Despite Nigeria being Africa's largest oil producer with most fields and production sites located in the delta emptying into the Gulf of Guinea, the region still suffers from extreme poverty and occasional militant activity. The Gulf of Guinea was described by the International Maritime Bureau as the most dangerous area in the world for piracy where 73% of all sea kidnappings and 92% of hostage-takings have taken place.

Across the border in predominantly-French speaking Cameroon's English-speaking southwest region, also on the coast of the gulf, a conflict running between secessionists calling for an independent state of Ambazonia and the government reached a peak in the last two years, almost to a prelude to a civil war.

To the north, the Sahel region has been increasingly witnessing violent clashes between predominantly-Muslim herder and predominantly-Christian farmer communities over the last decade due to changes in land use pushed by environmental issues and desertification, fast population growth and limited resources. In Nigeria alone, nearly 4,000 people were killed in farmer-herder clashes in the last three years.

The conflict mainly affecting Mali, Niger, Burkina Faso, Benin, Chad and Cameroon also caused side conflicts such as proliferation of civilian communities, an overall increase in crime rates and the emergence of extremist terrorism through al-Qaida and Daesh affiliates such as Boko Haram, which mainly operates in the Borno state in the country's northeast corner. More than 17,000 people are estimated to have been killed by Boko Haram since it launched armed attacks in 2009.

The collapse of state authority and ongoing clashes in Libya since longtime dictator Muammar Gadhafi's toppling in 2011 is one of the most important reasons fueling the conflict in Sahel as it facilitates human trafficking and smuggling, two main sources of income for armed gangs and terrorist groups operating in the region, while giving them unhindered access to arms.

These ongoing conflicts also fostered a spike in violence and kidnappings in Nigeria. In the last week alone, 72 people were killed in various violent incidents while 32 people, including 14 Turkish nationals, were kidnapped, according to the data compiled by Ihlas News Agency (IHA). However, no ethnic, religious or political motive was voiced in either incident related to the Turkish nationals and the overall stance toward Turks in the country is regarded as positive and welcoming.

According to an AA report citing police data, kidnappings for ransom between 2008 and 2010 stood at 887. This number increased to over 2,000 for 2014-2017 period and included bureaucrats, politicians, businesspeople, clergymen and students. In the Niger Delta alone, 200 foreign workers were targeted and kidnapped between 2007 and 2017 by armed gangs or militant groups.

Usman Nagogo, the spokesperson for the police in northwestern Zamfara state, told reporters during a press conference Tuesday that more than 200 people kidnapped by armed gangs have been rescued in the last three weeks in joint operations conducted with the military.

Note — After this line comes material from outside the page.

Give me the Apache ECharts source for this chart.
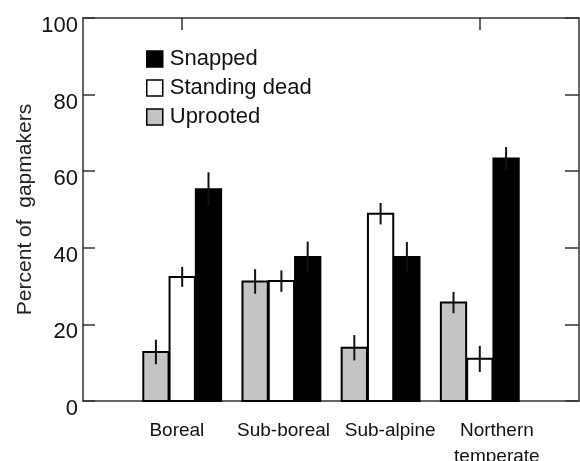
<!DOCTYPE html>
<html lang="en">
<head>
    <meta charset="UTF-8">
    <title>Gapmakers</title>
    <script src="https://cdn.jsdelivr.net/npm/echarts@6/dist/echarts.min.js"></script>
</head>
<body style="margin:0;">
<div id="chartmain" style="width:580px; height: 461px;"></div>
<script type="text/javascript">

    var forestTypes = ['Boreal', 'Sub-boreal', 'Sub-alpine', 'Northern\ntemperate'];  // 林型
    var groupPos = [1, 2, 3, 4];
    var yTicks = [0, 20, 40, 60, 80, 100];

    var uprooted = [12.8, 31.2, 13.9, 25.7];
    var uprootedErr = [3.2, 3.2, 3.3, 2.8];
    var standingDead = [32.4, 31.3, 48.9, 11.0];
    var standingDeadErr = [2.6, 2.8, 2.8, 3.4];
    var snapped = [55.3, 37.6, 37.6, 63.3];
    var snappedErr = [4.4, 4.0, 3.9, 3.0];

    var barW = 0.255;

    function makeData(vals, errs) {
        var out = [];
        for (var i = 0; i < vals.length; i++) {
            out.push([groupPos[i], vals[i], errs[i]]);
        }
        return out;
    }

    function barRenderer(offset, fill) {
        return function (params, api) {
            var x = api.value(0) + offset;
            var v = api.value(1);
            var e = api.value(2);
            var p0 = api.coord([x - barW / 2, 0]);
            var p1 = api.coord([x + barW / 2, v]);
            var eTop = api.coord([x, v + e]);
            var eBot = api.coord([x, v - e]);
            return {
                type: 'group',
                children: [{
                    type: 'rect',
                    shape: {x: p0[0], y: p1[1], width: p1[0] - p0[0], height: p0[1] - p1[1]},
                    style: {fill: fill, stroke: '#000', lineWidth: 2}
                }, {
                    type: 'line',
                    shape: {x1: eTop[0], y1: eTop[1], x2: eBot[0], y2: eBot[1]},
                    style: {stroke: '#111', lineWidth: 2}
                }]
            };
        };
    }

    var font = 'Liberation Sans, Arial, sans-serif';
    var axisCol = '#333';

    var option = {
        animation: false,
        textStyle: {fontFamily: font, color: '#111'},
        grid: {left: 83, right: 1, top: 18, bottom: 60, containLabel: false, outerBoundsMode: 'none'},
        legend: {
            orient: 'vertical',
            left: 141,
            top: 43,
            itemWidth: 16,
            itemHeight: 16,
            itemGap: 7,
            textStyle: {fontSize: 22, color: '#111', fontFamily: font, padding: [0, 0, 0, 2]},
            data: [
                {name: 'Snapped', icon: 'rect', itemStyle: {color: '#000', borderColor: '#000', borderWidth: 1.5}},
                {name: 'Standing dead', icon: 'rect', itemStyle: {color: '#fff', borderColor: '#000', borderWidth: 1.5}},
                {name: 'Uprooted', icon: 'rect', itemStyle: {color: '#c4c4c4', borderColor: '#000', borderWidth: 1.5}}
            ]
        },
        xAxis: [{
            type: 'value', position: 'bottom', min: 0, max: 5,
            axisLine: {onZero: false, lineStyle: {color: axisCol, width: 1.5}},
            axisTick: {show: false}, axisLabel: {show: false}, splitLine: {show: false}
        }, {
            type: 'value', position: 'top', min: 0, max: 5,
            axisLine: {onZero: false, lineStyle: {color: axisCol, width: 1.5}},
            axisTick: {inside: true, length: 12, customValues: [1, 4], lineStyle: {color: axisCol, width: 1.5}},
            axisLabel: {show: false}, splitLine: {show: false}
        }, {
            // label axis, slightly wider spacing than the bar groups
            type: 'value', position: 'bottom', min: 0.12, max: 4.77,
            axisLine: {show: false, onZero: false}, axisTick: {show: false}, splitLine: {show: false},
            axisLabel: {
                customValues: groupPos,
                margin: 17,
                fontSize: 19,
                lineHeight: 26,
                color: '#111',
                formatter: function (v) { return forestTypes[Math.round(v) - 1] || ''; }
            }
        }],
        yAxis: [{
            type: 'value', position: 'left', min: 0, max: 100, interval: 20,
            name: 'Percent of  gapmakers',
            nameLocation: 'middle',
            nameGap: 47,
            nameMoveOverlap: false,
            nameTextStyle: {fontSize: 21, color: '#222'},
            axisLine: {show: true, onZero: false, lineStyle: {color: axisCol, width: 1.5}},
            axisTick: {inside: true, length: 12, lineStyle: {color: axisCol, width: 1.5}},
            axisLabel: {
                fontSize: 22, color: '#111', margin: 5,
                verticalAlign: 'top', lineHeight: 16,
                formatter: function (v) { return yTicks.indexOf(v) >= 0 ? String(v) : ''; }
            },
            splitLine: {show: false}
        }, {
            type: 'value', position: 'right', min: 0, max: 100, interval: 20,
            axisLine: {show: true, onZero: false, lineStyle: {color: axisCol, width: 1.5}},
            axisTick: {inside: true, length: 14, lineStyle: {color: axisCol, width: 1.5}},
            axisLabel: {show: false}, splitLine: {show: false}
        }],
        series: [{
            name: 'Uprooted', type: 'custom', xAxisIndex: 0, yAxisIndex: 0,
            itemStyle: {color: '#c4c4c4'},
            renderItem: barRenderer(-0.265, '#c4c4c4'),
            data: makeData(uprooted, uprootedErr)
        }, {
            name: 'Standing dead', type: 'custom', xAxisIndex: 0, yAxisIndex: 0,
            itemStyle: {color: '#fff'},
            renderItem: barRenderer(0, '#fff'),
            data: makeData(standingDead, standingDeadErr)
        }, {
            name: 'Snapped', type: 'custom', xAxisIndex: 0, yAxisIndex: 0,
            itemStyle: {color: '#000'},
            renderItem: barRenderer(0.265, '#000'),
            data: makeData(snapped, snappedErr)
        }]
    };

    var myChart = echarts.init(document.getElementById('chartmain'));
    myChart.setOption(option);

</script>
</body>
</html>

Many gang members, firearms and ammunition were seized during the operations, Nagogo said, adding that the government is conducting talks with gangs and started having positive results to boost security.

As heard by the entire world in 2014 through the kidnapping of 270 female students held for months, Boko Haram mainly kidnaps youngsters and women either for recruitment or forced use for the terrorists.

Income inequality and extreme poverty also cause various problems in Nigeria, including lack of access to education as 10 million children out of a population of 190 million do not attend to school, making them vulnerable to recruitment or manipulation by criminal groups.